In MacDonald, the Ontario Court of Appeal explained why a standard of legal correctness should be applied to the review of a decision interpreting a standard form contract:

  1. The parties do not negotiate standard form contracts. Accordingly, a search for the intention of the parties in the surrounding circumstances is “illusory”, or a “mere legal fiction”.
  2. The interpretation of a standard form contract is significant to more than the immediate parties to the contract. The interpretation is important to all persons who are using that standard form. It is “untenable” for the contract to have one meaning for one set of parties who use it and another meaning for another set.
  3. The precedential value of a decision interpreting the contract is also of importance to all persons using the same standard form. Conversely, it is unacceptable for the contract to be given one interpretation by one judge or arbitrator and another interpretation by another judge or arbitrator.

The decisions in Monk, Daverne and Ross-Clair referred to the MacDonald decision.

In another earlier decision, however, the Ontario Court of Appeal held, applying Sattva, that the interpretation of an insurance contract is a matter of mixed fact and law: OSPCA v. Sovereign General Insurance Company, 2015 ONCA 702. That approach has been followed by the Quebec Court of Appeal with respect to the interpretation of a CGL insurance policy, relying on both the Sattva and OSPCA decisions.


Each of these four cases involved, first, a decision by a Superior Court Judge interpreting an insurance contract (or in Ross-Clair, a construction contract with the federal government), and then a decision of the Court of Appeal reviewing that lower court decision. It is noteworthy that in OSPCA, in which a “mixed fact and law” approach was applied, the Court of Appeal dismissed the appeal. In Macdonald, Monk, Daverne and Ross-Clair, where the stricter “matter of law” approach was applied, the Court of Appeal reversed the lower court decision. In the reasons in the last four cases, the prior OSPCA decision was not referred to. One could conclude that the different approach was material in arriving at the different conclusions in these cases.

The Monk case involved an issue that is of considerable interest to the building industry. The question was whether the “faulty material or workmanship” exclusion in an owner’s insurance policy excluded, not just the cost of making good the faulty material or workmanship of the contractor doing work on the owner’s building, but also the damages resulting from that faulty material or workmanship. This distinction between “faulty material or workmanship” itself, and “resulting damage”, is a recurring issue under the Builders’ Risk policies used in the construction industry. Interesting, in Monk, the Superior Court judge held that the resulting damage was excluded by the faulty material or workmanship exclusion, while the Court of Appeal held that it was not.

The Ross-Clair decision involved a construction contract with the federal government. The Superior Court judge held that the contractor had submitted a proper claim for extras which was required to be considered by the engineer. The Court of Appeal reversed, holding that the contractor’s claim was invalid because it did not provide sufficient particulars.

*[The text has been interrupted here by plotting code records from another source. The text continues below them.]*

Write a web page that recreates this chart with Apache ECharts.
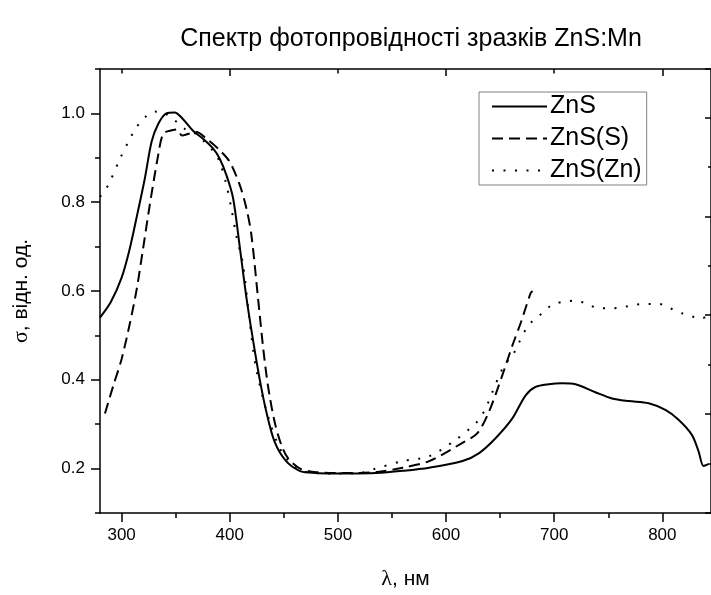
<!DOCTYPE html>
<html><head><meta charset="utf-8">
<script src="https://cdn.jsdelivr.net/npm/echarts@6/dist/echarts.min.js"></script>
<style>html,body{margin:0;padding:0;background:#fff}#c{width:711px;height:595px}</style>
</head><body><div id="c"></div>
<script>
const titleText = 'Спектр фотопровідності зразків ZnS:Mn';
const seriesNames = ['ZnS', 'ZnS(S)', 'ZnS(Zn)'];

const xMajorTicks = [300, 400, 500, 600, 700, 800];
const xMinorTicks = [350, 450, 550, 650, 750];
const topMajorTicks = [400, 600, 800];
const topMinorTicks = [300, 500, 700];
const yMajorTicks = [0.2, 0.4, 0.6, 0.8, 1.0];
const yMinorTicks = [0.1, 0.3, 0.5, 0.7, 0.9, 1.1];

const znsX = [280, 290, 300, 307, 313.8, 321.5, 327.7, 333.8, 341.4, 349, 356.8, 366, 375.3, 384.5, 390.7, 396.9, 403, 409.2, 415.3, 421.4, 427.6, 433.8, 441.4, 452.1, 464.5, 473.7, 490, 510, 535, 560, 584.4, 615.2, 630.6, 646, 661.3, 673.6, 682.8, 695, 707.4, 719.7, 738.1, 753.5, 769, 787.4, 802.8, 815, 827.3, 833.5, 838.1, 842.7];
const znsY = [0.540, 0.575, 0.630, 0.690, 0.765, 0.854, 0.936, 0.976, 1.000, 1.002, 0.987, 0.961, 0.943, 0.921, 0.898, 0.861, 0.810, 0.700, 0.587, 0.491, 0.402, 0.328, 0.261, 0.217, 0.195, 0.191, 0.189, 0.189, 0.190, 0.195, 0.202, 0.217, 0.235, 0.269, 0.313, 0.365, 0.384, 0.390, 0.392, 0.390, 0.372, 0.358, 0.352, 0.347, 0.332, 0.310, 0.276, 0.239, 0.206, 0.210];

const znsSX = [284.6, 292.3, 300, 307.7, 313.8, 319.3, 326.1, 333.8, 338.4, 344.6, 351, 356, 362, 369.1, 378.4, 390.7, 399.9, 409.2, 415.3, 419.9, 426, 430.7, 435.3, 441.4, 447.6, 453.7, 465, 480, 510, 538.3, 559.8, 584.4, 615.2, 629, 640, 652, 661.3, 669, 678.2, 680];
const znsSY = [0.324, 0.387, 0.447, 0.528, 0.602, 0.687, 0.795, 0.906, 0.954, 0.961, 0.964, 0.950, 0.954, 0.958, 0.943, 0.917, 0.891, 0.839, 0.787, 0.728, 0.587, 0.476, 0.387, 0.306, 0.254, 0.224, 0.200, 0.192, 0.190, 0.193, 0.202, 0.217, 0.258, 0.280, 0.330, 0.410, 0.477, 0.528, 0.595, 0.600];

const znsZnX = [280, 287.7, 298.5, 307.7, 313.8, 321.5, 330.7, 338.4, 349.2, 358.4, 366.1, 375.3, 385.5, 390.7, 396.9, 401.4, 406, 412.2, 418, 424.5, 436.8, 446, 452.1, 462, 475, 500, 520, 532.1, 560, 584.4, 609, 629, 636.7, 642.8, 653.6, 661.3, 667.5, 673.6, 679.7, 689, 698.2, 709, 719.7, 730.4, 741.2, 753.5, 764.3, 775.1, 785.8, 796.7, 807.3, 818.1, 827.3, 835, 841];
const znsZnY = [0.812, 0.839, 0.898, 0.943, 0.969, 0.991, 1.004, 1.002, 0.984, 0.965, 0.958, 0.939, 0.913, 0.891, 0.839, 0.787, 0.725, 0.661, 0.540, 0.424, 0.306, 0.247, 0.224, 0.200, 0.191, 0.189, 0.190, 0.198, 0.217, 0.228, 0.265, 0.306, 0.336, 0.372, 0.432, 0.454, 0.484, 0.513, 0.532, 0.550, 0.569, 0.576, 0.578, 0.571, 0.561, 0.561, 0.564, 0.569, 0.571, 0.571, 0.561, 0.550, 0.543, 0.537, 0.543];

const FONT = "'Liberation Sans', Arial, sans-serif";
const pairs = (xs, ys) => xs.map((x, i) => [x, ys[i]]);
const axisCol = '#000';

const chart = echarts.init(document.getElementById('c'), null, {renderer: 'canvas'});
const lineBase = {type: 'line', symbol: 'none', smooth: 0.3, clip: true, xAxisIndex: 0, yAxisIndex: 0};

chart.setOption({
  backgroundColor: '#fff',
  animation: false,
  title: {
    text: titleText, left: 406, top: 22, textAlign: 'center',
    textStyle: {fontFamily: FONT, fontSize: 25, fontWeight: 'normal', color: '#000'}
  },
  legend: {
    orient: 'vertical', left: 479, top: 92,
    data: seriesNames,
    padding: [2, 5, 2, 12], itemGap: 7, itemWidth: 55, itemHeight: 16,
    borderColor: '#808080', borderWidth: 1, backgroundColor: '#fff',
    itemStyle: {color: 'rgba(0,0,0,0)', borderWidth: 0, opacity: 0},
    textStyle: {fontFamily: FONT, fontSize: 25, color: '#000', padding: [0,0,0,-2]}
  },
  grid: {left: 100, top: 69, width: 612.5, height: 450, containLabel: false},
  xAxis: [
    {type: 'value', position: 'bottom', min: 280, max: 845,
     name: '{l|λ}, нм', nameLocation: 'middle', nameGap: 55,
     nameTextStyle: {fontFamily: FONT, fontSize: 21, color: '#000',
       rich: {l: {fontFamily: "'Liberation Serif', serif", fontSize: 22, color: '#000'}}},
     axisLine: {onZero: false, lineStyle: {color: axisCol, width: 1.5}},
     axisTick: {customValues: xMajorTicks, length: 9, lineStyle: {color: axisCol, width: 1.5}},
     axisLabel: {customValues: xMajorTicks, fontFamily: FONT, fontSize: 17, color: '#000', margin: 14},
     splitLine: {show: false}},
    {type: 'value', position: 'bottom', min: 280, max: 845,
     axisLine: {show: false, onZero: false},
     axisTick: {customValues: xMinorTicks, length: 5, lineStyle: {color: axisCol, width: 1.5}},
     axisLabel: {show: false}, splitLine: {show: false}},
    {type: 'value', position: 'top', min: 280, max: 845,
     axisLine: {onZero: false, lineStyle: {color: axisCol, width: 1.5}},
     axisTick: {inside: true, customValues: topMajorTicks, length: 7, lineStyle: {color: axisCol, width: 1.5}},
     axisLabel: {show: false}, splitLine: {show: false}},
    {type: 'value', position: 'top', min: 280, max: 845,
     axisLine: {show: false, onZero: false},
     axisTick: {inside: true, customValues: topMinorTicks, length: 4.5, lineStyle: {color: axisCol, width: 1.5}},
     axisLabel: {show: false}, splitLine: {show: false}}
  ],
  yAxis: [
    {type: 'value', position: 'left', min: 0.1, max: 1.1,
     name: '{s|σ}, відн. од.', nameLocation: 'middle', nameGap: 68, nameRotate: 90,
     nameTextStyle: {fontFamily: FONT, fontSize: 21, color: '#000',
       rich: {s: {fontFamily: "'Liberation Serif', serif", fontSize: 22, color: '#000'}}},
     axisLine: {onZero: false, lineStyle: {color: axisCol, width: 1.5}},
     axisTick: {customValues: yMajorTicks, length: 9, lineStyle: {color: axisCol, width: 1.5}},
     axisLabel: {customValues: yMajorTicks, formatter: v => v.toFixed(1), fontFamily: FONT, fontSize: 17, color: '#000', margin: 15},
     splitLine: {show: false}},
    {type: 'value', position: 'left', min: 0.1, max: 1.1,
     axisLine: {show: false, onZero: false},
     axisTick: {customValues: yMinorTicks, length: 5, lineStyle: {color: axisCol, width: 1.5}},
     axisLabel: {show: false}, splitLine: {show: false}},
    {type: 'value', position: 'right', min: 0, max: 4.49, interval: 1,
     axisLine: {onZero: false, lineStyle: {color: axisCol, width: 1.5}},
     axisTick: {inside: true, length: 6, lineStyle: {color: axisCol, width: 1.5}},
     minorTick: {show: true, splitNumber: 2, length: 3, lineStyle: {color: axisCol, width: 1.5}},
     axisLabel: {show: false}, splitLine: {show: false}, minorSplitLine: {show: false}}
  ],
  series: [
    Object.assign({}, lineBase, {name: seriesNames[0], data: pairs(znsX, znsY),
      lineStyle: {color: '#000', width: 2, type: 'solid'}, itemStyle: {color: '#000'}}),
    Object.assign({}, lineBase, {name: seriesNames[1], data: pairs(znsSX, znsSY),
      lineStyle: {color: '#000', width: 2, type: [11, 6]}, itemStyle: {color: '#000'}}),
    Object.assign({}, lineBase, {name: seriesNames[2], data: pairs(znsZnX, znsZnY),
      lineStyle: {color: '#000', width: 2, type: [2, 9.5]}, itemStyle: {color: '#000'}})
  ]
});
</script></body></html>
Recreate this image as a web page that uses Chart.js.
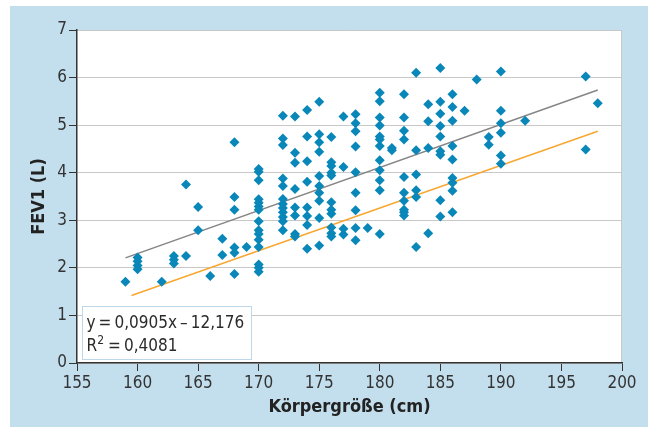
<!DOCTYPE html>
<html>
<head>
<meta charset="utf-8">
<script src="https://cdn.jsdelivr.net/npm/chart.js@4"></script>
<style>
  html, body { margin: 0; padding: 0; background: #fff; }
  #wrap { width: 648px; height: 427px; }
</style>
</head>
<body>
<div id="wrap"><canvas id="fevChart" width="648" height="427"></canvas></div>
<script>
// Körpergröße (cm) per column and the FEV1 values (L) read at each height
var heightCm = [159, 160, 162, 163, 164, 165, 166, 167, 168, 169, 170, 172, 173, 174, 175, 176, 177, 178, 179, 180,
                181, 182, 183, 184, 185, 186, 187, 188, 189, 190, 192, 197, 198];
var fevL = [
    [1.71],
    [2.22, 2.14, 2.05, 1.97],
    [1.71],
    [2.25, 2.17, 2.09],
    [3.75, 2.25],
    [3.28, 2.79],
    [1.83],
    [2.61, 2.27],
    [4.64, 3.49, 3.22, 2.43, 2.32, 1.87],
    [2.44],
    [4.08, 4.02, 3.84, 3.44, 3.37, 3.29, 3.22, 2.98, 2.79, 2.71, 2.59, 2.44, 2.07, 2.00, 1.92],
    [5.20, 4.72, 4.58, 3.88, 3.72, 3.45, 3.34, 3.26, 3.17, 3.07, 2.98, 2.79],
    [5.18, 4.42, 4.21, 3.66, 3.27, 3.10, 2.71, 2.66],
    [5.32, 4.76, 4.24, 3.81, 3.27, 3.09, 2.90, 2.40],
    [5.49, 4.81, 4.64, 4.44, 3.93, 3.72, 3.58, 3.41, 3.05, 2.47],
    [4.75, 4.22, 4.14, 4.00, 3.94, 3.38, 3.22, 3.14, 2.85, 2.73, 2.66],
    [5.18, 4.12, 2.82, 2.70],
    [5.23, 5.04, 4.87, 4.55, 4.01, 3.58, 3.21, 2.84, 2.58],
    [2.84],
    [5.68, 5.50, 5.16, 4.99, 4.76, 4.70, 4.56, 4.26, 4.05, 3.84, 3.63, 2.71],
    [4.52, 4.47],
    [5.65, 5.16, 4.88, 4.70, 3.91, 3.58, 3.41, 3.22, 3.17, 3.10],
    [6.10, 4.47, 3.96, 3.63, 3.49, 2.44],
    [5.44, 5.08, 4.52, 2.73],
    [6.20, 5.49, 5.24, 4.98, 4.76, 4.45, 4.38, 3.42, 3.08],
    [5.65, 5.38, 5.09, 4.56, 4.28, 3.89, 3.79, 3.62, 3.17],
    [5.30],
    [5.96],
    [4.75, 4.59],
    [6.13, 5.30, 5.04, 4.84, 4.36, 4.19],
    [5.09],
    [6.02, 4.49],
    [5.46]
];

// regression line (grey) and lower line (orange), end points
var fitX = [159, 198];
var fitY = [2.21, 5.74];
var lowerX = [159.5, 198];
var lowerY = [1.42, 4.87];

var xTicks = [155, 160, 165, 170, 175, 180, 185, 190, 195, 200];
var yTicks = [0, 1, 2, 3, 4, 5, 6, 7];

var equationText = 'y\u2009=\u20090,0905x\u2009\u2013\u200912,176';
var r2Text = '\u2009=\u20090,4081';

var FONT = '"Liberation Sans Narrow", "DejaVu Sans Condensed", "Open Sans", sans-serif';

var points = [];
heightCm.forEach(function(h, i) {
    fevL[i].forEach(function(v) { points.push({ x: h, y: v }); });
});

function toXY(xs, ys) {
    return xs.map(function(x, i) { return { x: x, y: ys[i] }; });
}

// light blue frame, white plot area, and the equation box
var framePlugin = {
    id: 'frame',
    beforeDraw: function(chart) {
        var c = chart.ctx, a = chart.chartArea;
        c.save();
        c.fillStyle = '#ffffff';
        c.fillRect(0, 0, chart.width, chart.height);
        c.fillStyle = '#c3dfee';
        c.fillRect(10, 6, chart.width - 10, chart.height - 6);
        c.fillStyle = '#ffffff';
        c.fillRect(a.left, a.top, a.right - a.left, a.bottom - a.top);
        c.strokeStyle = '#c8c8c8';
        c.lineWidth = 1;
        c.beginPath();
        c.moveTo(a.left, a.top + 0.5);
        c.lineTo(a.right - 0.5, a.top + 0.5);
        c.lineTo(a.right - 0.5, a.bottom);
        c.stroke();
        c.restore();
    },
    afterDraw: function(chart) {
        var c = chart.ctx, a = chart.chartArea;
        var bx = a.left + 5.5, by = a.bottom - 56.5, bw = 169, bh = 53;
        c.save();
        c.fillStyle = '#ffffff';
        c.fillRect(bx, by, bw, bh);
        c.strokeStyle = '#bcd8ea';
        c.lineWidth = 1;
        c.strokeRect(bx, by, bw, bh);
        c.fillStyle = '#2b2b2b';
        c.textBaseline = 'alphabetic';
        c.font = '17px ' + FONT;
        c.fillText(equationText, bx + 4, by + 21);
        c.fillText('R', bx + 4, by + 44);
        var rw = c.measureText('R').width;
        c.font = '12px ' + FONT;
        c.fillText('2', bx + 4 + rw, by + 37);
        var sw = c.measureText('2').width;
        c.font = '17px ' + FONT;
        c.fillText(r2Text, bx + 5 + rw + sw, by + 44);
        c.restore();
    }
};

var ctx = document.getElementById('fevChart').getContext('2d');
var fevChart = new Chart(ctx, {
    type: 'scatter',
    data: {
        datasets: [
            {
                label: 'FEV1',
                data: points,
                pointStyle: 'rectRot',
                pointRadius: 5,
                pointBackgroundColor: '#0a87b9',
                pointBorderColor: '#0a87b9',
                pointBorderWidth: 0,
                order: 1
            },
            {
                label: 'Regression',
                type: 'line',
                data: toXY(fitX, fitY),
                borderColor: '#858585',
                borderWidth: 1.5,
                pointRadius: 0,
                fill: false,
                order: 2
            },
            {
                label: 'Untere Grenze',
                type: 'line',
                data: toXY(lowerX, lowerY),
                borderColor: '#f7a732',
                borderWidth: 1.5,
                pointRadius: 0,
                fill: false,
                order: 3
            }
        ]
    },
    options: {
        responsive: false,
        animation: false,
        layout: { padding: { left: 10, top: 30, right: 26, bottom: 0 } },
        plugins: {
            legend: { display: false },
            tooltip: { enabled: false }
        },
        scales: {
            x: {
                type: 'linear',
                min: 155,
                max: 200,
                afterBuildTicks: function(axis) {
                    axis.ticks = xTicks.map(function(v) { return { value: v }; });
                },
                afterFit: function(axis) { axis.height = 64; },
                grid: { drawOnChartArea: false, drawTicks: true, tickLength: 8, color: '#333333', tickColor: '#333333' },
                border: { display: true, color: '#333333', width: 1.5 },
                ticks: { color: '#333333', padding: 2, maxRotation: 0, font: { family: FONT, size: 17 } },
                title: {
                    display: true,
                    text: 'Körpergröße (cm)',
                    color: '#222222',
                    padding: { top: 0, bottom: 9 },
                    font: { family: FONT, size: 18, weight: 'bold' }
                }
            },
            y: {
                type: 'linear',
                min: 0,
                max: 7,
                afterBuildTicks: function(axis) {
                    axis.ticks = yTicks.map(function(v) { return { value: v }; });
                },
                afterFit: function(axis) { axis.width = 67; },
                grid: { drawOnChartArea: true, drawTicks: true, tickLength: 8, color: '#c8c8c8', tickColor: '#333333' },
                border: { display: true, color: '#333333', width: 1.5 },
                ticks: { color: '#333333', padding: 2, font: { family: FONT, size: 17 } },
                title: {
                    display: true,
                    text: 'FEV1 (L)',
                    color: '#222222',
                    padding: { top: 19, bottom: 0 },
                    font: { family: FONT, size: 18, weight: 'bold' }
                }
            }
        }
    },
    plugins: [framePlugin]
});
</script>
</body>
</html>
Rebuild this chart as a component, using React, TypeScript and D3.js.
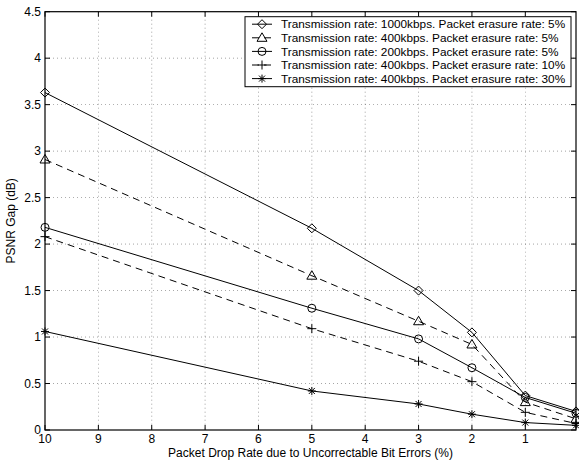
import React from "react";
import * as d3 from "d3";

const xValues = [10, 5, 3, 2, 1, 0.05];
const seriesLabels = [
  "Transmission rate: 1000kbps. Packet erasure rate: 5%",
  "Transmission rate: 400kbps. Packet erasure rate: 5%",
  "Transmission rate: 200kbps. Packet erasure rate: 5%",
  "Transmission rate: 400kbps. Packet erasure rate: 10%",
  "Transmission rate: 400kbps. Packet erasure rate: 30%",
];
const s1000_5 = [3.63, 2.17, 1.5, 1.05, 0.37, 0.2];
const s400_5 = [2.91, 1.66, 1.17, 0.92, 0.3, 0.12];
const s200_5 = [2.18, 1.31, 0.98, 0.67, 0.35, 0.18];
const s400_10 = [2.08, 1.09, 0.74, 0.52, 0.19, 0.07];
const s400_30 = [1.06, 0.42, 0.28, 0.17, 0.08, 0.05];
const seriesValues = [s1000_5, s400_5, s200_5, s400_10, s400_30];
const markers = ["diamond", "triangle", "circle", "plus", "star"];
const dashed = [false, true, false, true, false];
const xTicks = [10, 9, 8, 7, 6, 5, 4, 3, 2, 1];
const yTicks = [0, 0.5, 1, 1.5, 2, 2.5, 3, 3.5, 4, 4.5];

const L = 45, R = 576, T = 11.7, B = 430;
const FONT = "Liberation Sans, Arial, sans-serif";
const FS = 12;

function Marker({ type, x, y }: { type: string; x: number; y: number }) {
  const s = { fill: "none", stroke: "#000", strokeWidth: 1 };
  if (type === "diamond")
    return <path d={`M${x},${y - 4.5}L${x + 4.5},${y}L${x},${y + 4.5}L${x - 4.5},${y}Z`} {...s} />;
  if (type === "triangle")
    return <path d={`M${x},${y - 5}L${x + 5},${y + 3.5}L${x - 5},${y + 3.5}Z`} {...s} />;
  if (type === "circle") return <circle cx={x} cy={y} r={4} {...s} />;
  if (type === "plus")
    return <path d={`M${x - 4.5},${y}H${x + 4.5}M${x},${y - 4.5}V${y + 4.5}`} {...s} />;
  const r = 4, q = 3;
  return (
    <path
      d={`M${x - r},${y}H${x + r}M${x},${y - r}V${y + r}M${x - q},${y - q}L${x + q},${y + q}M${x - q},${y + q}L${x + q},${y - q}`}
      {...s}
    />
  );
}

export default function App() {
  const x = d3.scaleLinear().domain([10, 0.05]).range([L, R]);
  const y = d3.scaleLinear().domain([0, 4.5]).range([B, T]);
  const line = d3
    .line<number>()
    .x((_, i) => x(xValues[i]))
    .y((d) => y(d));
  const legX = 245, legY = 16.7, legW = 326, legH = 70;
  return (
    <svg width={579} height={464} style={{ position: "absolute", left: 0, top: 0 }}>
      <rect x={0} y={0} width={579} height={464} fill="#fff" />
      {/* grid */}
      {xTicks.slice(1).map((t) => (
        <line key={"gx" + t} x1={x(t)} x2={x(t)} y1={T} y2={B} stroke="#000" strokeWidth={0.6} strokeDasharray="1,3" opacity={0.6} />
      ))}
      {yTicks.slice(1, -1).map((t) => (
        <line key={"gy" + t} x1={L} x2={R} y1={y(t)} y2={y(t)} stroke="#000" strokeWidth={0.6} strokeDasharray="1,3" opacity={0.6} />
      ))}
      {/* ticks */}
      {xTicks.map((t) => (
        <g key={"tx" + t}>
          <line x1={x(t)} x2={x(t)} y1={B} y2={B - 5} stroke="#000" />
          <line x1={x(t)} x2={x(t)} y1={T} y2={T + 5} stroke="#000" />
          <text x={x(t)} y={B + 12.5} textAnchor="middle" fontFamily={FONT} fontSize={FS}>
            {t}
          </text>
        </g>
      ))}
      {yTicks.map((t) => (
        <g key={"ty" + t}>
          <line x1={L} x2={L + 5} y1={y(t)} y2={y(t)} stroke="#000" />
          <line x1={R} x2={R - 5} y1={y(t)} y2={y(t)} stroke="#000" />
          <text x={L - 4} y={y(t)} dy="0.35em" textAnchor="end" fontFamily={FONT} fontSize={FS}>
            {t}
          </text>
        </g>
      ))}
      {/* series */}
      {seriesValues.map((vals, si) => (
        <g key={"s" + si}>
          <path d={line(vals) || ""} fill="none" stroke="#000" strokeWidth={1} strokeDasharray={dashed[si] ? "7,5" : undefined} />
          {vals.map((v, i) => (
            <Marker key={i} type={markers[si]} x={x(xValues[i])} y={y(v)} />
          ))}
        </g>
      ))}
      {/* frame */}
      <rect x={L} y={T} width={R - L} height={B - T} fill="none" stroke="#000" strokeWidth={1.2} />
      {/* legend */}
      <rect x={legX} y={legY} width={legW} height={legH} fill="#fff" stroke="#000" strokeWidth={1} />
      {seriesLabels.map((lab, i) => {
        const ly = legY + 7.5 + i * 13.6;
        return (
          <g key={"l" + i}>
            <line x1={252} x2={272} y1={ly} y2={ly} stroke="#000" strokeDasharray={dashed[i] ? "7,5" : undefined} />
            <Marker type={markers[i]} x={262} y={ly} />
            <text x={281} y={ly} dy="0.35em" fontFamily={FONT} fontSize={11.8}>
              {lab}
            </text>
          </g>
        );
      })}
      {/* axis labels */}
      <text x={(L + R) / 2} y={457} textAnchor="middle" fontFamily={FONT} fontSize={FS}>
        Packet Drop Rate due to Uncorrectable Bit Errors (%)
      </text>
      <text transform={`translate(15,${(T + B) / 2}) rotate(-90)`} textAnchor="middle" fontFamily={FONT} fontSize={FS}>
        PSNR Gap (dB)
      </text>
    </svg>
  );
}
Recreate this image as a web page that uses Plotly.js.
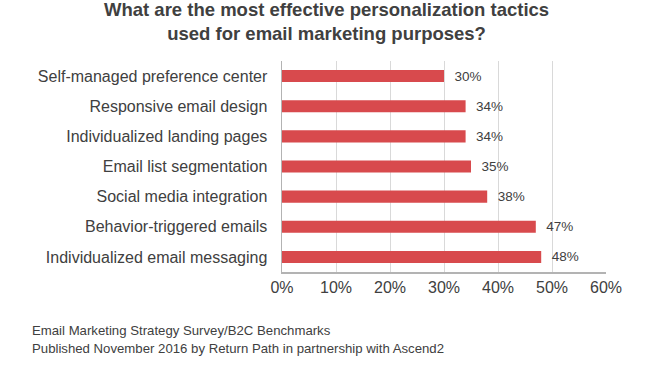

It would seem that the approach of the Ontario Court of Appeal in these last four cases has broad application to contracts in the building industry. Thus the CCDC contracts which are often used between owners and contracts appear to fall within the sort of standard form contracts that the Court of Appeal was discussing.

Whether these decisions establish new rules of contract interpretation and court review remains to be seen. If they do, then, there will be two separate sets of rules: one applicable to negotiated contracts, and the other applicable to standard form contracts. Whether this is a good idea will have to be addressed by the courts in the future.

On the other hand, it may be that, since the contracts were in a standard form and there were no negotiations or other relevant surrounding circumstances, these cases involved the exception to the normal “mixed fact and law” approach to the interpretations of contracts, namely that the interpretation involves an “extricable question of law”. In Sattva, the Supreme Court of Canada held that if such an “extricable question of law” does arise from the initial decision, then the interpretation of the contract, and the review by a court, is strictly a matter of law, and not a matter of mixed fact and law. If so, then these Ontario Court of Appeal decisions do not create a new rule applicable to standard form contracts. Rather, standard form contracts fit under the Sattva decision. However, while the Court of Appeal in MacDonald referred to the “extricable question of law” exception contained in Sattva, it did not base its decision on it. Nor did the Court of Appeal in the other cases adopt that approach.

Another possibility is that the Sattva decision applies to the review of arbitral decisions and these Ontario Court of Appeal decisions apply to the review of lower court decisions. In MacDonald, the Court of Appeal alluded to that distinction but considered that, nevertheless, the guidance in Sattva “must be heeded”. And in the OSPCA decision, the court expressly applied Sattva to the review of lower court decision interpreting a contract.

See Heintzman and Goldsmith on Canadian Building Contracts, 5th ed., chapters 2 part 3, 11 part 11 and 14 part 3(b)(ii)

Interpretation of contracts –Review of decisions interpreting contracts –insurance– standard form contracts

Thomas G. Heintzman O.C., Q.C., FCIArb                               June 12, 2016


This article contains Mr. Heintzman’s personal views and does not constitute legal advice. For legal advice, legal counsel should be consulted.